### Prompt
Write out only the lines from the start of the entries up to and including the line with "import pandas as pd"; please skip the pictures.
------ Data provided ------
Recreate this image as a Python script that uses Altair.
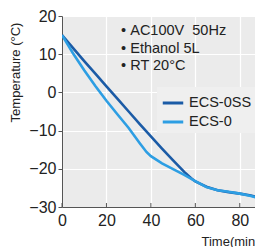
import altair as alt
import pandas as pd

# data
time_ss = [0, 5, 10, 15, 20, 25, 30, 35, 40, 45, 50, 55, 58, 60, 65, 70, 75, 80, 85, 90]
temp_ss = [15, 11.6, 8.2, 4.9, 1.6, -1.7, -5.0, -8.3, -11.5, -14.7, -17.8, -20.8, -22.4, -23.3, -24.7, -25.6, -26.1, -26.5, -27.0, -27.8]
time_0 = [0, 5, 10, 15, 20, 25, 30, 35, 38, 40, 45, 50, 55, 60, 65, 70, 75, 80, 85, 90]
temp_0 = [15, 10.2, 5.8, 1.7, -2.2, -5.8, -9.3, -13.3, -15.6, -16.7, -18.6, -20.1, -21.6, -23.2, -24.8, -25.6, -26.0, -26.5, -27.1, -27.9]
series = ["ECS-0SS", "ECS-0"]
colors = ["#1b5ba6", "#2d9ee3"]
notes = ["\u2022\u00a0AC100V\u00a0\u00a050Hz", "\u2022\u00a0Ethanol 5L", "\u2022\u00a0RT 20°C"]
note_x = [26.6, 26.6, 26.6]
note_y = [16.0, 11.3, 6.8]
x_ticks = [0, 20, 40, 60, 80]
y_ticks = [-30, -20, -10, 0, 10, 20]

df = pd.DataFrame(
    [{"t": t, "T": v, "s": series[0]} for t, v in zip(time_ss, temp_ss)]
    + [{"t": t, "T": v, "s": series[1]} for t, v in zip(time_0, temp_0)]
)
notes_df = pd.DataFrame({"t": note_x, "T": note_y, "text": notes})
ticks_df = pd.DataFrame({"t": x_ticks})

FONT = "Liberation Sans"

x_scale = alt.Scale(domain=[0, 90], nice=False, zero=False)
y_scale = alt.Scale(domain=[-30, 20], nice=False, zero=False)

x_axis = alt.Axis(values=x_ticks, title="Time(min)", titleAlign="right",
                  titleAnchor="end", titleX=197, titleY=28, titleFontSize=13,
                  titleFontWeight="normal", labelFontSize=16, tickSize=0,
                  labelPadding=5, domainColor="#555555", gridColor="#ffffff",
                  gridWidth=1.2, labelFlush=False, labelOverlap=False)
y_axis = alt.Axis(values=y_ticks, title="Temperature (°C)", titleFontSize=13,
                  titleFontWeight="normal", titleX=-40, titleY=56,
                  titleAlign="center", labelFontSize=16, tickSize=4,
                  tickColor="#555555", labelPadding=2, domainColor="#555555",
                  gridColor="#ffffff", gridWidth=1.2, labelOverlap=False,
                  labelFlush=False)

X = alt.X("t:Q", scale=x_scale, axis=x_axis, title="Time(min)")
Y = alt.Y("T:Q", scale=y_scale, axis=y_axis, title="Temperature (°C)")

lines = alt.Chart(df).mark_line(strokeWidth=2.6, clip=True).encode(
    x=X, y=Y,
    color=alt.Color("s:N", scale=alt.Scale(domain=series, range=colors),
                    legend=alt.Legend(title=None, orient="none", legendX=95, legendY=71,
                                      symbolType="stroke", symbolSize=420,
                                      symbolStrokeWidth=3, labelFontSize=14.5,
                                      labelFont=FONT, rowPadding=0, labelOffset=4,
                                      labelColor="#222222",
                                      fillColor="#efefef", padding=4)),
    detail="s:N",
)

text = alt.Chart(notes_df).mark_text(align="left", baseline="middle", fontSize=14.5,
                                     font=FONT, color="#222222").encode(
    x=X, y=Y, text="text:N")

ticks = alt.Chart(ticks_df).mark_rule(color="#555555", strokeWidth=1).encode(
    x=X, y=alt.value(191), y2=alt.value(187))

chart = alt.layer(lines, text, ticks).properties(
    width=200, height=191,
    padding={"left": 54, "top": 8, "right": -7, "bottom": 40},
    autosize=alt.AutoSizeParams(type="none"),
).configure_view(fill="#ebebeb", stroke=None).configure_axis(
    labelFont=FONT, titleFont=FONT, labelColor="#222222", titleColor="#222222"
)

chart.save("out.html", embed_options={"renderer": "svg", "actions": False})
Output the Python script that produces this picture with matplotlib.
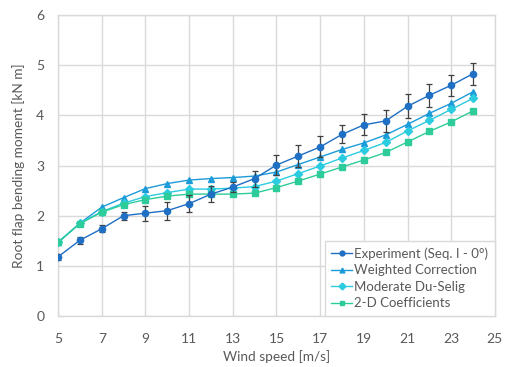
------
### Exercise result
Recreate this image as a Python script that uses Altair.
import altair as alt
import pandas as pd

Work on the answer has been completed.